A key trope evident among larger companies is working with vulnerable populations: victims, displaced people, marginalised groups in society such as women, indigenous people, young people, disabled people, and former guerrilla fighters17. While this focus on citizens who have been most affected by the conflict aligns with government policy, it also reflects an explicit attempt to make provisions for citizens who are currently non-productive and not part of any workforce, and who have hitherto been outside of government programmes.
Foundation representatives in particular have spoken of focusing interventions on building capacity among marginalised groups, such as the homeless, as well as disabled, women, and young people, because they are relatively under-represented in the government discourse about rebuilding a productive economy18. Consultants also speak of a ‘more sophisticated strategy’ by companies in rural areas, where firms are prepared to be more proactive and responsive to local needs, partly to improve their ‘licence to operate’ and operational profitability, and also because they see it as improving their record of social impact and achievement of sustainability goals19.
As well as filling gaps in public provision, the private sector increasingly acts as a quality control enforcer for government programmes.

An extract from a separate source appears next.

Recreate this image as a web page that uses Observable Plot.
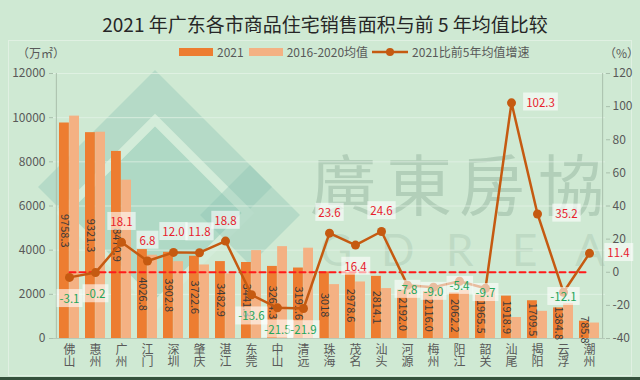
<!DOCTYPE html>
<html><head><meta charset="utf-8">
<script src="https://cdn.jsdelivr.net/npm/d3@7"></script>
<script src="https://cdn.jsdelivr.net/npm/@observablehq/plot@0.6"></script>
<style>
body{margin:0;background:#cfe9d3;font-family:"Noto Sans CJK SC","Noto Sans",sans-serif;}
#wrap{position:relative;width:640px;height:380px;overflow:hidden;background:#cfe9d3}
#wm,#chart,#panel{position:absolute;left:0;top:0}
#panel{left:8px;top:40px;width:624px;height:336px;border:1px solid rgba(255,255,255,0.35);box-sizing:border-box}
#title{position:absolute;left:0;width:650px;top:11px;text-align:center;font-size:19px;color:#262626;line-height:26px}
#legend{position:absolute;top:44px;left:179px;display:flex;align-items:center;font-size:12px;color:#595959;line-height:16px}
.sw{display:inline-block;width:34px;height:8px;margin-right:4px}
#unitL{position:absolute;left:17px;top:44px;font-size:12px;color:#595959}
#unitR{position:absolute;left:604px;top:44px;font-size:12px;color:#595959}
#bottom{position:absolute;left:0;top:377px;width:640px;height:3px;background:#35523c}
</style></head><body>
<div id="wrap">
<div id="panel"></div>
<svg id="wm" width="640" height="380">
  <polygon points="155,70 272,187 155,304 38,187" fill="#8cc2b2" fill-opacity="0.38"/>
  <polygon points="155,120 248,213 155,306 62,213" fill="#a9d8c4" fill-opacity="0.45" stroke="#d3ecd9" stroke-width="9"/>
  <polygon points="250,165 300,215 250,265 200,215" fill="#8cc2b2" fill-opacity="0.38"/>
  <text x="310 386 459 538" y="210" font-size="66" fill="#86a894" fill-opacity="0.4" font-family="Noto Sans CJK TC, Noto Sans CJK SC">廣東房協</text>
  <text x="320 381 446 512 575" y="266" font-size="44" fill="#9ab9a6" fill-opacity="0.33" font-family="Lato, DejaVu Sans">GDREA</text>
</svg>
<div id="chart"></div>
<div id="title">2021 年广东各市商品住宅销售面积与前 5 年均值比较</div>
<div id="unitL">（万㎡）</div>
<div id="unitR">（%）</div>
<div id="legend">
  <span class="sw" style="background:#ed7d31"></span><span>2021</span>
  <span class="sw" style="background:#f4b183;margin-left:5px"></span><span>2016-2020均值</span>
  <svg width="36" height="10" style="margin:0 4px"><line x1="0" y1="5" x2="36" y2="5" stroke="#c55a11" stroke-width="2.5"/><circle cx="18" cy="5" r="4" fill="#c55a11"/></svg><span>2021比前5年均值增速</span>
</div>
<div id="bottom"></div>
</div>
<script>
const cities = ["佛山","惠州","广州","江门","深圳","肇庆","湛江","东莞","中山","清远","珠海","茂名","汕头","河源","梅州","阳江","韶关","汕尾","揭阳","云浮","潮州"];
const area2021 = [9758.3,9321.3,8470.9,4026.8,3902.8,3722.6,3482.9,3441.3,3264.3,3191.6,3018.0,2978.6,2814.1,2192.0,2116.0,2062.2,1965.5,1918.9,1709.5,1384.8,785.8];
const area2021Text = ["9758.3","9321.3","8470.9","4026.8","3902.8","3722.6","3482.9","3441.3","3264.3","3191.6","3018","2978.6","2814.1","2192.0","2116.0","2062.2","1965.5","1918.9","1709.5","1384.8","785.8"];
const avg2016_2020 = [10070,9340,7170,3770,3480,3330,2930,3980,4160,4090,2440,2560,2260,2380,2330,2180,2180,950,1230,1580,700];
const growthPct = [-3.1,-0.2,18.1,6.8,12.0,11.8,18.8,-13.6,-21.5,-21.9,23.6,16.4,24.6,-7.8,-9.0,-5.4,-9.7,102.3,35.2,-12.1,11.4];
const labelPlace = ["below","below","above","above","above","above","above","below","below","below","above","below","above","center","center","center","center","right","right","center","right"];
const leftTicks = [0,2000,4000,6000,8000,10000,12000];
const rightTicks = [-40,-20,0,20,40,60,80,100,120];

const LEFT_MAX = 12000, R_MIN = -40, R_MAX = 120;
const toLeft = r => (r - R_MIN) / (R_MAX - R_MIN) * LEFT_MAX;
const fromLeft = v => Math.round(v / LEFT_MAX * (R_MAX - R_MIN) + R_MIN);

const rows = cities.map((c, i) => ({city: c, v: area2021[i], vt: area2021Text[i], a: avg2016_2020[i], g: growthPct[i], place: labelPlace[i]}));

const W = 640, H = 380, mL = 53, mR = 35;
const bw = (W - mL - mR) / cities.length;
const red = "#e8202c", green = "#23a55a", lineC = "#c55a11", axisC = "#595959";

const offs = {above: [0, -20], below: [0, 22], right: [29, 0], center: [0, 5]};
const rateMarks = Object.keys(offs).map(p => Plot.text(rows.filter(d => d.place === p), {
  x: "city", y: d => toLeft(d.g), text: d => d.g.toFixed(1),
  fill: d => d.g >= 0 ? red : green, dx: offs[p][0], dy: offs[p][1],
  fontSize: 11.5, ariaDescription: "rate"
}));

const chart = Plot.plot({
  width: W, height: H, marginLeft: mL, marginRight: mR, marginTop: 73, marginBottom: 42,
  style: {fontFamily: "'Noto Sans CJK SC','Noto Sans',sans-serif", fontSize: "12px", background: "transparent", color: axisC, overflow: "visible"},
  x: {type: "band", domain: cities, padding: 0},
  y: {domain: [0, LEFT_MAX]},
  marks: [
    Plot.gridY(leftTicks, {stroke: "#e6f4e8", strokeOpacity: 0.7}),
    Plot.ruleY([0], {stroke: "#b5c9b8"}),
    Plot.ruleX([cities[0]], {dx: -bw / 2, y1: 0, y2: LEFT_MAX, stroke: "#a9bfac"}),
    Plot.ruleX([cities[cities.length - 1]], {dx: bw / 2, y1: 0, y2: LEFT_MAX, stroke: "#a9bfac"}),
    Plot.axisY(leftTicks, {anchor: "left", tickSize: 4, tickPadding: 4, tickFormat: d => String(d), stroke: "#a9bfac", fill: axisC, fontSize: 12, label: null}),
    Plot.axisY(rightTicks.map(toLeft), {anchor: "right", tickSize: 4, tickPadding: 3, tickFormat: fromLeft, stroke: "#a9bfac", fill: axisC, fontSize: 12, label: null}),
    Plot.axisX({tickSize: 0, tickPadding: 7, tickFormat: d => d.split("").join("\n"), fill: axisC, fontSize: 12, label: null, lineHeight: 1.0}),
    Plot.barY(rows, {x: "city", y: "v", fill: "#ed7d31", insetLeft: 3, insetRight: bw / 2}),
    Plot.barY(rows, {x: "city", y: "a", fill: "#f4b183", insetLeft: bw / 2, insetRight: 3}),
    Plot.text(rows, {x: "city", y: d => d.v / 2, text: "vt", rotate: 90, dx: -(bw / 2 - (3 + bw / 2) / 2), fill: "#3a3a3a", fontSize: 11}),
    Plot.lineY(rows, {x: "city", y: () => toLeft(0), stroke: "#ff1a1a", strokeWidth: 2, strokeDasharray: "6,4"}),
    Plot.lineY(rows, {x: "city", y: d => toLeft(d.g), stroke: lineC, strokeWidth: 2.5}),
    Plot.dot(rows, {x: "city", y: d => toLeft(d.g), r: 4.5, fill: lineC}),
    ...rateMarks
  ]
});
document.getElementById("chart").append(chart);

chart.querySelectorAll("g[aria-description='rate'] text").forEach(t => {
  const bb = t.getBBox();
  const r = document.createElementNS("http://www.w3.org/2000/svg", "rect");
  r.setAttribute("x", bb.x - 3); r.setAttribute("y", bb.y - 1);
  r.setAttribute("width", bb.width + 6); r.setAttribute("height", bb.height + 2);
  r.setAttribute("fill", "#ffffff"); r.setAttribute("fill-opacity", "0.6");
  if (t.getAttribute("transform")) r.setAttribute("transform", t.getAttribute("transform"));
  t.parentNode.insertBefore(r, t);
});
</script>
</body></html>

For example, the Corona Foundation has established a programme that evaluates the quality of urban life and monitors the results of government planning policies20.
Social impact investing has gained more visibility and become overlaid with a patriotic veneer of peacebuilding, thus transforming it from a marginal to a mainstream activity among larger businesses. Extractive and energy companies from the state-owned Ecopetrol to miners such as Drummond, Cerrejón, and the international conglomerate Cemex, are examples of companies that are focusing more intensively on social investment strategies and local community engagement.